Updated December 6, 2017 - 7:11 pm

Emergency responders drew praise Wednesday at a Nevada Homeland Security Commission meeting for their heroic work during the Oct. 1 mass shooting outside Mandalay Bay.

“Situations like these really bring out the best and the worst in people, and we truly saw the best,” said Gov. Brian Sandoval, who chairs the commission. “We are a family, a Nevada family, and we came together unlike any other time.”

The shooting, the worst in modern American history, left 58 people dead and more than 500 injured at a concert site across from Mandalay Bay. The gunman, Stephen Paddock, was found shot to death in his 32nd-floor Mandalay Bay room.

Sandoval said the strong response to the massacre was the result of ongoing training by emergency responders.

Caleb Cage, chief of the Nevada Division of Emergency Management, echoed the governor’s words, calling the response “textbook” and something that will be seen as a model for success in communities for years to come.

John Steinbeck, a deputy fire chief who serves as Clark County’s emergency manager, said police, firefighters and paramedics responded with unprecedented cooperation that he described as “truly remarkable.”

But Steinbeck pointed to some communication problems.

He said it was a challenge early in the mass shooting to get accurate information to victims and first responders. Erroneous reports of multiple shooters surfaced.

How well first responders communicated during the Route 91 concert massacre will be analyzed in an ongoing review of the shooting, Steinbeck said.

Clark County Fire Chief Gregory Cassell, a member of the Homeland Security Commission, said the regional cellphone system was overloaded and hampered communication at the site of the shooting and across the valley.

“There were so many phones calls, there were so many people who jumped on board, that we lost services for a while,” he said.

Federal authorities are now trying to determine how the cellphone system can be improved in times of heavy use, Cassell said.
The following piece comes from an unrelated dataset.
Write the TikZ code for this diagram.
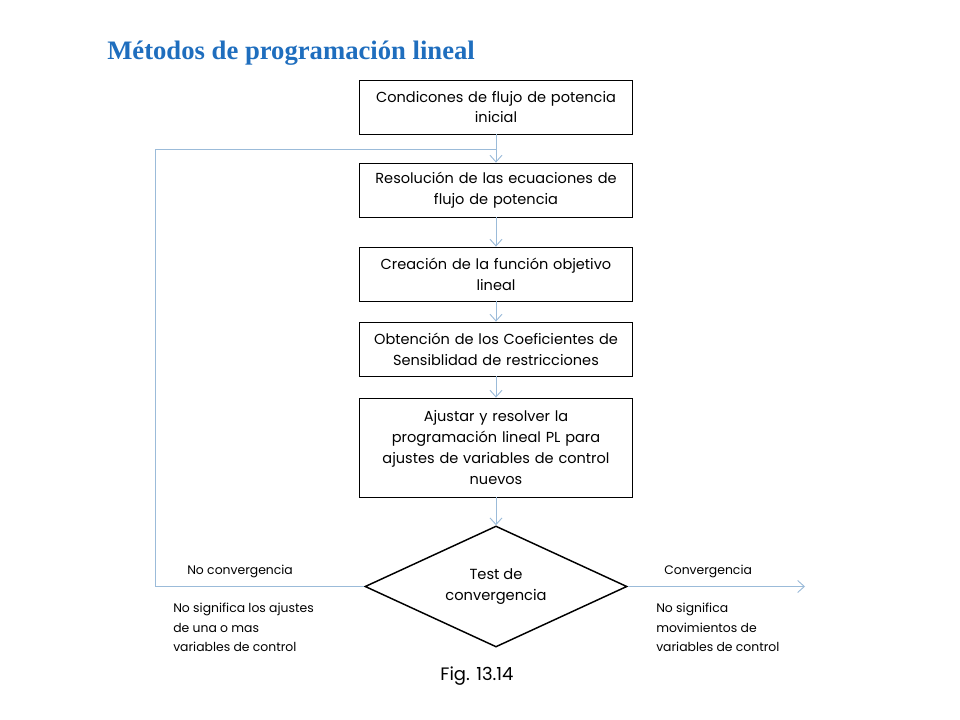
\documentclass[tikz,border=0pt]{standalone}
\usepackage{fontspec}
\setmainfont{Poppins}
\newfontfamily\titlefont{Liberation Serif}
\usetikzlibrary{arrows.meta,shapes.geometric}
\definecolor{flowblue}{RGB}{155,187,217}
\definecolor{titleblue}{RGB}{31,110,190}
\begin{document}
\begin{tikzpicture}[x=0.75pt, y=-0.75pt,
  stepbox/.style={draw=black, line width=0.6pt, rectangle,
             minimum width=273*0.75pt, minimum height=54*0.75pt,
             text width=265*0.75pt, align=center, inner sep=0pt,
             font=\fontsize{10.9}{15.7}\selectfont},
  testnode/.style={draw=black, line width=1.1pt, diamond, aspect=2.17,
             minimum width=262*0.75pt, minimum height=121*0.75pt,
             inner sep=0pt, align=center,
             font=\fontsize{11}{15.7}\selectfont},
  flow/.style={-{Straight Barb[length=5pt, width=9pt]}, flowblue, line width=0.7pt},
  line/.style={flowblue, line width=0.7pt},
  lbl/.style={font=\fontsize{9.3}{14.6}\selectfont, align=left, anchor=west,
             inner sep=0pt},
]
\useasboundingbox (0,0) rectangle (960,720);
% Title
\node[font=\titlefont\bfseries\fontsize{20}{24}\selectfont, text=titleblue,
      anchor=west, inner sep=0pt] (title) at (107,53) {Métodos de programación lineal};
% Steps
\node[stepbox] (s1) at (496,107) {Condicones de flujo de potencia\\ inicial};
\node[stepbox] (s2) at (496,190) {Resolución de las ecuaciones de\\ flujo de potencia};
\node[stepbox] (s3) at (496,274) {Creación de la función objetivo\\ lineal};
\node[stepbox] (s4) at (496,349) {Obtención de los Coeficientes de\\ Sensiblidad de restricciones};
\node[stepbox, minimum height=99*0.75pt] (s5) at (496,447.5)
  {Ajustar y resolver la\\ programación lineal PL para\\ ajustes de variables de control\\ nuevos};
% Test
\node[testnode] (test) at (496,586.5) {Test de\\ convergencia};
% Arrows between steps
\draw[flow] (s1) -- (s2);
\draw[flow] (s2) -- (s3);
\draw[flow] (s3) -- (s4);
\draw[flow] (s4) -- (s5);
\draw[flow] (s5) -- (test);
% Feedback loop
\coordinate (back) at (155,149);
\coordinate (join) at (s1.south |- back);
\draw[line] (test.west) -| (back) -- (join);
% Exit
\coordinate (out) at (805,586.5);
\draw[flow] (test.east) -- (out);
% Labels
\node[lbl] (nc) at (187,571) {No convergencia};
\node[lbl] (cv) at (664,571) {Convergencia};
\node[lbl, anchor=north west] (ncnote) at (173,603)
  {No significa los ajustes\\ de una o mas\\ variables de control};
\node[lbl, anchor=north west] (cvnote) at (656,603)
  {No significa\\ movimientos de\\ variables de control};
\node[font=\fontsize{13.5}{15}\selectfont] (fig) at (477,676) {Fig. 13.14};
\end{tikzpicture}
\end{document}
Sheriff Joe Lombardo and Lt. Gov. Mark Hutchison, both commission members, said authorities need to consider what they’ve learned from the response to the shooting when they apply for new homeland security funding in 2018.
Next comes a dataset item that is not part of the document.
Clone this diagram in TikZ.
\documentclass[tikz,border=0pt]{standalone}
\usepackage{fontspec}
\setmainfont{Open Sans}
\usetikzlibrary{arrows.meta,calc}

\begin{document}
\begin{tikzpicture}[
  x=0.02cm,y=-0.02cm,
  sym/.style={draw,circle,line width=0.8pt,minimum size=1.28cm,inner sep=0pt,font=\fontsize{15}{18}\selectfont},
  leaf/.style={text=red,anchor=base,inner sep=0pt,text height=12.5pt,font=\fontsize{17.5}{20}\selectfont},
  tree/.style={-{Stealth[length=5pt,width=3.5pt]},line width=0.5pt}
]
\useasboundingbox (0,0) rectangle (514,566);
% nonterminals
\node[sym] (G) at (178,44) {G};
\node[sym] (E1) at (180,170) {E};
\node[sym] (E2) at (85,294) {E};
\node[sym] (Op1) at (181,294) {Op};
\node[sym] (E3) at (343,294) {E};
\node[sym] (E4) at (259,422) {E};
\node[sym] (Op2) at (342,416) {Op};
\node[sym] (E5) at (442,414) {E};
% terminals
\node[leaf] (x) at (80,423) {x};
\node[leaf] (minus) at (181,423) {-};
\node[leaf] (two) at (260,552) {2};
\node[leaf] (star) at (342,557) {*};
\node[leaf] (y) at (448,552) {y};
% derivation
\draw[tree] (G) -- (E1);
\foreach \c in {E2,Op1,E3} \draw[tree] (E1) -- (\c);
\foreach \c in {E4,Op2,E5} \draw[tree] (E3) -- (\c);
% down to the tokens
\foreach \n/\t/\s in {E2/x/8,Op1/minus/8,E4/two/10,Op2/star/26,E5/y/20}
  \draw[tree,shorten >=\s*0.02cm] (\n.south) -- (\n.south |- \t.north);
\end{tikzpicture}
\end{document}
Even as the praise flowed Wednesday, questions about the shooting remain, including when Mandalay Bay security officer Jesus Campos was shot in the leg outside Paddock’s hotel room.
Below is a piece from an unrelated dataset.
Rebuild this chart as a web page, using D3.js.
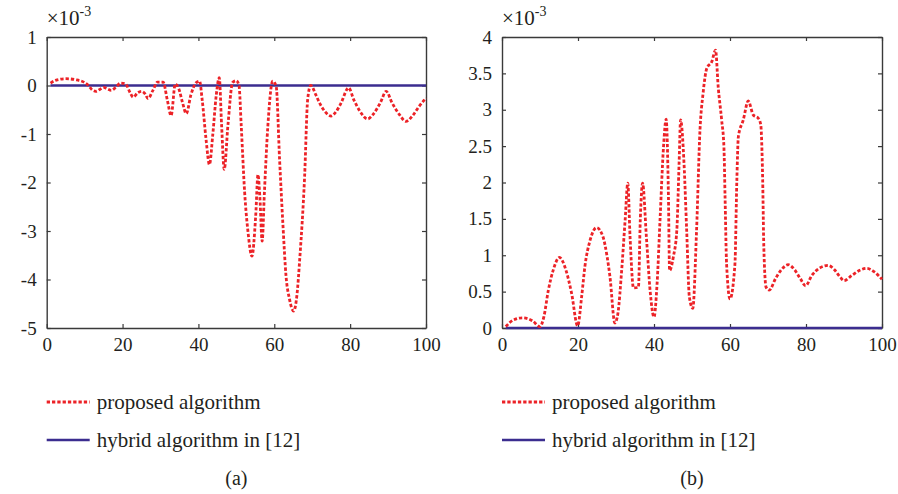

Las Vegas police initially reported that Campos came under fire from Paddock sometime after the shooting, which began at 10:05 p.m. on Oct. 1. But they changed that narrative after MGM Resorts International, which owns the Mandalay Bay, disputed it. Police then said Campos was struck sometime within 40 seconds of the shooting.

Authorities have yet to clarify when exactly Campos reported the shooting to hotel staff, when exactly Campos reported that he had been shot and when exactly hotel staff reported the shooting to police.

The time line has become critical in the growing litigation over whether MGM Resorts, one of the state’s most politically powerful companies, was negligent in the shooting.

Questions remain about whether Mandalay Bay should have done more to track the movements of Paddock, a high-rolling slot machine player who was able to sneak a cache of high-powered weapons into his room.